Meşhur sûfilerden Malik b. Dinar k.s. bir zamanlar bir ev kiralamıştı. Komşusu bir yahudi idi. Malik b. Dinar’ın evinin kıbleye bakan cephesi o yahudi komşu tarafına denk düşüyordu. Bu yahudi evinin önüne bir tuvalet yapmış, pislikleri Hazret’in duvarının kenarına atarak orayı kirletiyordu. Bir gün Malik b. Dinar k.s. hazretlerinin yanına gelerek:
– Sen bu halden rahatsız olmuyor musun, diye sordu.
– Evet, oluyorum. Ama yıkıyor, temizliyorum.
– Bu sıkıntıya niçin katlanıyorsun ki?
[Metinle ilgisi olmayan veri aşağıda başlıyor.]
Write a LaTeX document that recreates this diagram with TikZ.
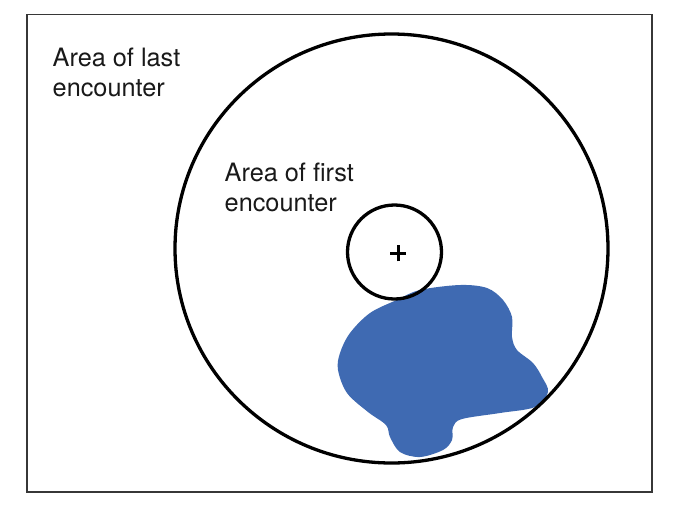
\documentclass[tikz,border=0pt]{standalone}
\usepackage{fontspec}
\usetikzlibrary{shapes.geometric}
\setmainfont{TeX Gyre Heros}
\definecolor{blobblue}{RGB}{63,106,178}
\definecolor{framegray}{RGB}{55,55,55}
\begin{document}
\begin{tikzpicture}[x=1pt,y=-1pt,
  lbl/.style={font=\fontsize{25.3}{30}\selectfont, align=left, inner sep=0pt, text=black!90},
  ring/.style={draw=black, line width=3.3pt},
  framebox/.style={draw=framegray, line width=1.4pt}]
\useasboundingbox (0,0) rectangle (685,512);
\fill[white] (0,0) rectangle (685,512);
\draw[framebox] (27,14.5) rectangle (652,492);
% blob, clipped to the big circle
\begin{scope}
\clip (391.5,248.5) ellipse [x radius=216.5, y radius=214.5];
\fill[blobblue] plot[smooth cycle, tension=0.55] coordinates {
 (396.7,300) (420,290) (460,285) (487,288) (503,300) (512,317) (512,337)
 (517,350) (533,363) (542,377) (548,392) (535,407) (500,413) (462,419)
 (453,427) (452,440) (443,450) (420,457) (400,452) (390,437) (386,425)
 (368,412) (347,393) (338,370) (340,353) (350,333) (370,313)};
\end{scope}
\node[ring, ellipse, minimum width=433pt, minimum height=429pt, inner sep=0pt] (last) at (391.5,248.5) {};
\node[ring, circle, minimum size=94pt, inner sep=0pt] (first) at (394.5,252) {};
\coordinate (c) at (398.3,253.3);
\draw[line width=3pt] ([xshift=-8pt]c) -- ([xshift=8pt]c) ([yshift=-8pt]c) -- ([yshift=8pt]c);
\node[lbl, anchor=base west] (lastlbl) at (52.5,96.7) {Area of last\\encounter};
\node[lbl, anchor=base west] (firstlbl) at (224.5,211.3) {Area of first\\encounter};
\end{tikzpicture}
\end{document}
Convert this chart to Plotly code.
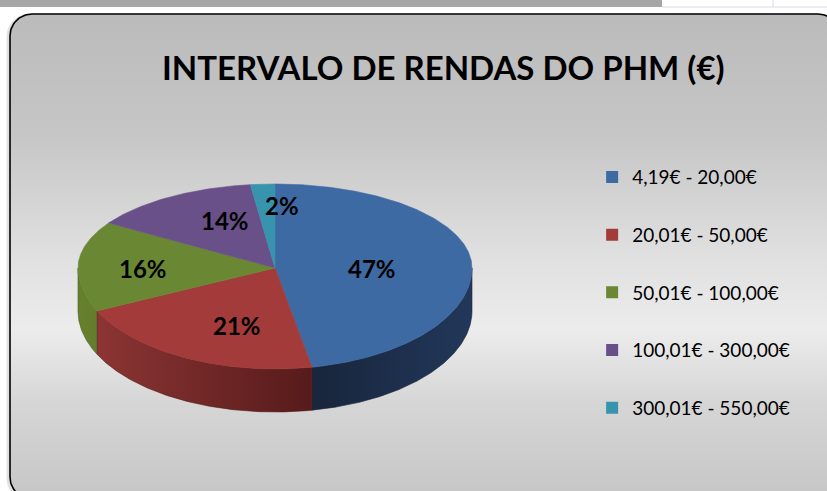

Bu düşmanlığa, kine kim için katlanıyorsun?
– Allah Tealâ’nın rızası için. Çünkü o şöyle buyuruyor:
“O takva sahipleri ki, bollukta da darlıkta da Allah için infak ederler. Öfkelerini de yutarlar ve insanları affederler.” (Âl-i İmran, 134) Bu cevap üzerine yahudi;
– Ne iyi bir din ki, saygın bir kişi benim gibi birinin verdiği eziyete katlanıyor. Asla bağırıp çağırmıyor, sabredip kimseye söylemiyor, dedi ve derhal müslüman oldu.